Monday, September 9, 2013

Pre-dating Dumped...(I really hope he doesn't see this)

It all happened on a Wednesday night.  I was out to dinner with Britney when it happened.  A few hours or so and I hadn't checked my phone. I glanced down to see what was going on (because Britney was looking something up) and I saw a missed call and voice mail.  This is strange considering mostly we just text with the occasional phone call (mostly when I'm drunk).  And boy, did it stop me in my tracks.  I have to say, he is a great guy and very cordial, being honest when many would have lead me on or even used me in this situation.  But talk about a voice mail.  After listening to it, I faked a stomach ache and headed home (dinner was over anyway) or more like headed to Melissa's for clarity and drinking...

I'm sure we've all been in the position where we have began a relationship or at least talked about beginning a relationship or better yet, discussed the possibility of a relationship.  Which mostly goes like "Hey, I like you, what do you think about that?"  To which a response is either "Yea, let's date..." or "Well you're a really great person, BUT..." to which I have received the latter.

In a sense, having a crush on someone is fantastic.  You think about them all the time, talk to them all the time, and generally hang out with them all the time.  Crushing on someone is great because you get to know someone and you realize why you like them in the first place. Being Crushed by someone is completely different.  While I know that telling someone you don't have the same feelings for them is incredibly hard (because yes, I have been in this position too), it definitely has some rough effects when you are on the receiving end.

In my case, I had been honest and upfront with my crush, letting him know how I felt (not without much difficulty) and trying to figure out what my feelings were and meant.  A few weeks later he was honest with me too. And though I appreciate his feelings (or lack thereof), I find myself somewhat disheveled.  In a way, I was sort of expecting the response, but hearing it aloud, makes it totally different and life like.  Knowing that you feel for someone and they don't feel for you (or at least in the same way) is extremely hard.  Not to mention, where does the relationship go from here?  Do we remain friends (I mean, that's all we've always been - nothing different) or do we displace the relationship all together?

So what do I do? I took two days (a reasonable amount of time for a non-dating relationship) to cry and drink about it and get the hell over it. Maybe I rushed it or didn't give myself enough time, but I decided that I can be mature and look at this as an opportunity of growth and to start a new chapter.  Not always easy, but why not preserve the friendship?  I mean honestly, we're two grown adults who have the ability to be honest with each other and not let it affect what happens.  Why not?  Maybe I'm crazy...maybe I'm still dealing with it all...who knows.  But as far as pre-dating dumped goes, it sucks.  Hopefully the friendship can still be preserved....

I'll keep you posted.

Sunday, September 8, 2013

Fake It Til You Make It

If I've learned anything over these past 8 months after grad school, it's that life does not always go according to plan.  In 8 months, I've held two different jobs, lived in (essentially) three different places, lost relationships, made relationships, cried a whole hell of a lot, and well you can see the list goes on.  
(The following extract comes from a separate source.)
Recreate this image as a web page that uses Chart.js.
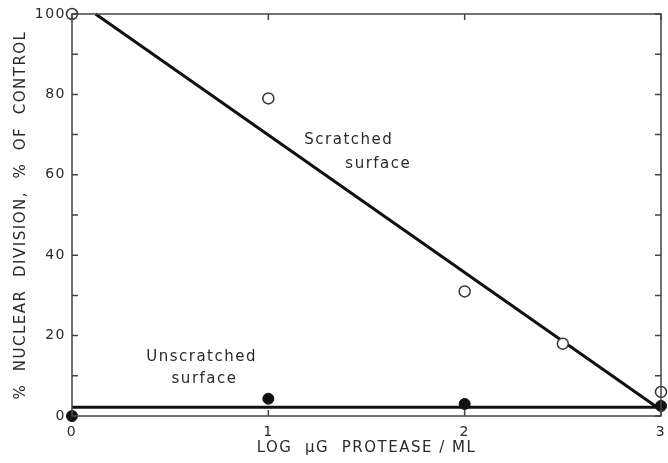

I didn't know exactly what life post-grad school would like, but I certainly didn't imagine it to be like this. I love working - it gives me that sense and feel of accomplishment, not to mention that I have the opportunity to help people better themselves.  I love spending time with my friends and family - everyone needs that support system (especially on those terribly, awful, yucky very bad days).  I even love that I'm figuring out who I am again and what I really want from  life.

The past few months (and even days) I feel like I've been drowning.  There's nothing to hold onto - no goals to work towards; nothing to keep me motivated.  I've gotten to the point where running and working out has become a minimal occurrence.  That was the kind of thing that used to drive me. For a while, I've been feeling like I've slipped through the cracks and I'm doing everything in my control to keep hanging on.  Life is much busier, much harder, and more unfair than I had anticipated.  Where are the college classes that teach you how to manage your finances (loans, bills, pay checks, etc.)?  Where were the classes that taught you how to manage with the stress, anxiety, or depression that sets in on your doorstep when you enter the real world?  These were just a few of the things that I was unprepared for. 

Finally, after some time, I feel I'm getting acclimated to the expectations and demands forced upon me as a working adult.  And somehow I'm starting to manage it all and beginning to find time for myself again. I was reminded this weekend that "Even on the really bad days, you know the ones where you feel like you can't go on? Well, I just have to look and think my track record with bad days is 100% and that's a pretty good record..."  In other words just fake it til you make it.  Eventually things can only get better.